Dr. Chalker continued with his studies and received a Doctor of Ministry degree from Garrett-Evangelical in 1982.  He was appointed to Union United Methodist Church in the college town of Alliance, Ohio where both he and his father graduated from Mount Union College.  Under Dr. Chalker’s leadership, this church undertook a refurbishing and remodeling program and attendance doubled.  At the request of the state’s Planned Parenthood organization, a satellite clinic was established in 1985 at church.


Dr. Chalker was appointed in 1986 to “turn around” Cleveland’s inner-city First United Methodist Church.  Its magnificent Gothic structure was the third site for the inner city church founded in the early 1800’s.  On Rev. Chalker’s first Sunday, he was greeted by 57 people in a room that could see 1,000.  In 1924, the church had 2,000 members, but the congregation had dwindled over the years.  Though giving had also declined, the church’s endowment income guaranteed that, no matter how many people left, the church would continue.

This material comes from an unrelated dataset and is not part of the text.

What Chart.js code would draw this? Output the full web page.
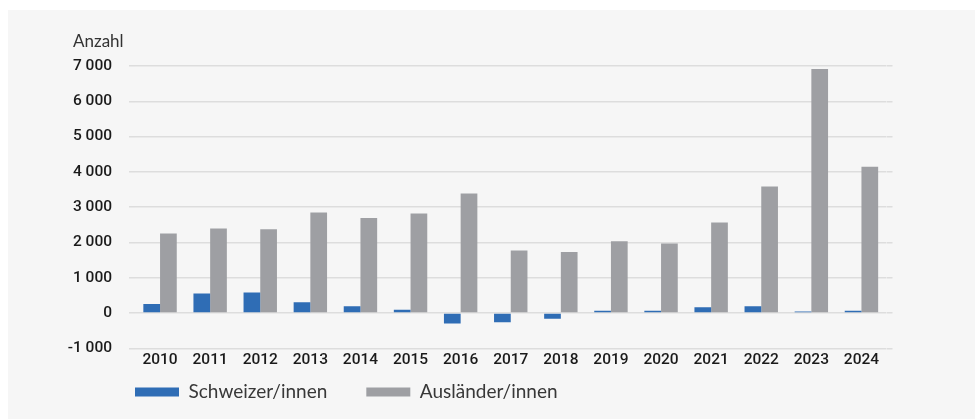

When Dr. Chalker arrived, there was no Sunday school and practically no worship in a building that looked like part of a war zone.  Only two (federally funded) programs went on during the week – a day care center and a senior citizen meal plan.  Relying on his belief in “resurrection within the Christian church – that because Christ is alive, there is no church that should be dead,” he began to revive First United Methodist Church.  He used part of the endowment money to launch a massive public relations/advertising campaign – $200,000 over a four year period.


Approximately 300 people now worship on Sunday morning – 48% are non-white, many are very poor, and some are very wealthy.  There is an active Sunday school for all ages, and a variety of discipleship, social action, support, and witness groups meet regularly.  Daily some 600 people pass through its doors which are open 24 hours a day, seven days a week.  The building offers housing for women and children every night of the year.  A full time kitchen staff prepares and serves 125 meals a day, 70 on site.  The day care center provides three meals a day and snacks for children from impoverished or “working-poor” families.  Giving is up from $17,000 to $150,000 in the first six years.


In 1988, Rev. Chalker received the Communications Achievement of the Year Award from the Cleveland Advertising Club. In 1989, First Church received the Circuit Rider award for Church Growth. It has been the fastest growing church in the East Ohio Annual Conference.